Many UK businesses will struggle to respond to cyber-attacks

32% of C-Suite members either do not have a response plan in place or are unsure whether they do or not.

  • 6 years ago Posted in
Nearly a third of C-Level directors across the UK (32%) either do not have a response plan in place to manage the consequences of a successful cyber-attack on their business or they are not sure whether they do or not.  That’s the headline finding of a new poll of 250 C-Suite members in organisations with over 50 staff carried out by Axial Systems in the first quarter of 2017.
 
Mike Simmonds, Managing Director Axial Systems commented: “Businesses are starting to wake up to all the messages we see out there in the marketplace around cyber-preparedness. However, our survey reveals that there is much more work to do. Every organisation should have some sort of a cyber response plan in place – and senior directors within a business should certainly be aware of whether or not such a plan has been prepared. That’s clearly not the case currently.”
 
In line with this, the survey found that even those directors who said they did have a response plan struggled to provide much detail around it. Many respondents gave basic answers, unlikely to constitute a sufficient response to a real attack such as ‘we have back-up help’ or we ‘keep firewalls and anti-virus up-to-date’. Some expressed a lack of knowledge of the process, while others argued that they ‘have a team to handle it’ or that they ‘call in an expert’.
 
The Axial survey indicates that part of the issue for the C-Suite may be a lack of dedicated support from within the organisation. More than half (52%) of C-Level respondents said that cyber-security is the role of the IT department. In total, just 35% said there was a separate security department in place but significantly less than half of those respondents said that that department was headed up by a dedicated chief security officer (CSO) or chief information security officer (CISO).
 
“This chimes with our own experience in engaging with businesses at Axial,” adds Simmonds. “IT departments will inevitably be a distracted by a host of other challenges which will make it difficult for them to focus sufficient time and expert resource on security issues. By not having a dedicated security team, organisations are potentially putting themselves at even greater risk.”
 
The survey also reveals that C-Level directors themselves sometimes fail to lead by example.
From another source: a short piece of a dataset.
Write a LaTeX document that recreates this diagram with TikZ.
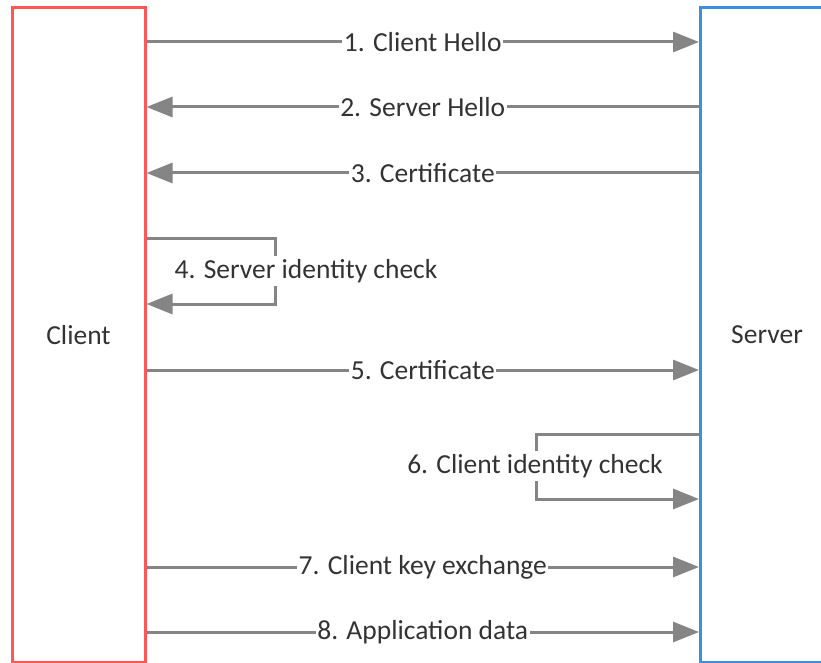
\documentclass[tikz,border=0pt]{standalone}
\usepackage{fontspec}
\setmainfont{Carlito}
\usetikzlibrary{arrows.meta,calc}
\definecolor{clientred}{HTML}{FF5757}
\definecolor{serverblue}{HTML}{3A8FE2}
\definecolor{msggray}{HTML}{858585}
\definecolor{txtgray}{HTML}{333333}
\begin{document}
\begin{tikzpicture}[x=1pt,y=-1pt,
  party/.style={draw, line width=3pt, minimum width=133pt, minimum height=654pt, inner sep=0pt,
    font=\fontsize{27.5}{32}\selectfont, text=txtgray},
  msg/.style={draw=msggray, line width=3pt, -{Triangle[length=26pt,width=20pt]}},
  lbl/.style={fill=white, inner xsep=1.5pt, inner ysep=3pt, text=txtgray, font=\fontsize{27.5}{32}\selectfont}
]
\useasboundingbox (0,0) rectangle (821,663);
\node[party, draw=clientred] (client) at (78.5,335) {Client};
\node[party, draw=serverblue] (server) at (767,335) {Server};

% message rows
\foreach \n/\y in {1/42,2/107,3/173,4a/238,4b/304,5/370,6a/434,6b/499,7/567,8/632}
  \coordinate (r\n) at (0,\y);

\draw[msg] (client.east |- r1) -- node[lbl] {1. Client Hello} (server.west |- r1);
\draw[msg] (server.west |- r2) -- node[lbl] {2. Server Hello} (client.east |- r2);
\draw[msg] (server.west |- r3) -- node[lbl] {3. Certificate} (client.east |- r3);

% server identity check loop on the client side
\coordinate (l4) at (275,0);
\draw[msg] (client.east |- r4a) -- (l4 |- r4a) -- (l4 |- r4b) -- (client.east |- r4b);
\node[lbl] (c4) at (306,271) {4. Server identity check};

\draw[msg] (client.east |- r5) -- node[lbl] {5. Certificate} (server.west |- r5);

% client identity check loop on the server side
\coordinate (l6) at (536,0);
\draw[msg] (server.west |- r6a) -- (l6 |- r6a) -- (l6 |- r6b) -- (server.west |- r6b);
\node[lbl] (c6) at (535,466) {6. Client identity check};

\draw[msg] (client.east |- r7) -- node[lbl] {7. Client key exchange} (server.west |- r7);
\draw[msg] (client.east |- r8) -- node[lbl] {8. Application data} (server.west |- r8);
\end{tikzpicture}
\end{document}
Levels of ‘transgression’ with regards to personal use of business data appear to be much higher among senior directors than among office workers generally.
 
45% of the C-Level sample admitted to having stored company data on a home computer while just 14% of office workers surveyed in a parallel poll conducted by Axial (also employees of organisations with over 50 staff) confess to having done the same.  Similarly, 18% of office workers said they had ‘sent work data to personal devices for easy access’ – fewer than half the proportion of senior directors (41%) that admit to this.
 
The survey raises concerns whether those at the top of business are really passing on the message around key security concerns and best practice approaches to more junior employees. 50% of office workers have not received any training at all on IT/cyber-security since joining their current business – and many lack a clear understanding of their business’s security policies around IoT and GDPR.
 
Given this backdrop, it is perhaps unsurprising there is so much speculation across the business world about how well prepared businesses are for GDPR. Just 17% of the C-Level sample in the survey think their organisation is fully prepared and there is good reason for that low figure.
Many employees are not well versed in the implications, dedicated security teams are in short supply, and perhaps most concerning of all, over one-quarter (26%) of C-Level directors said their businesses did not have a Data Protection Officer (DPO) in place – even though having one is, in many cases, a mandatory requirement of the pending regulation.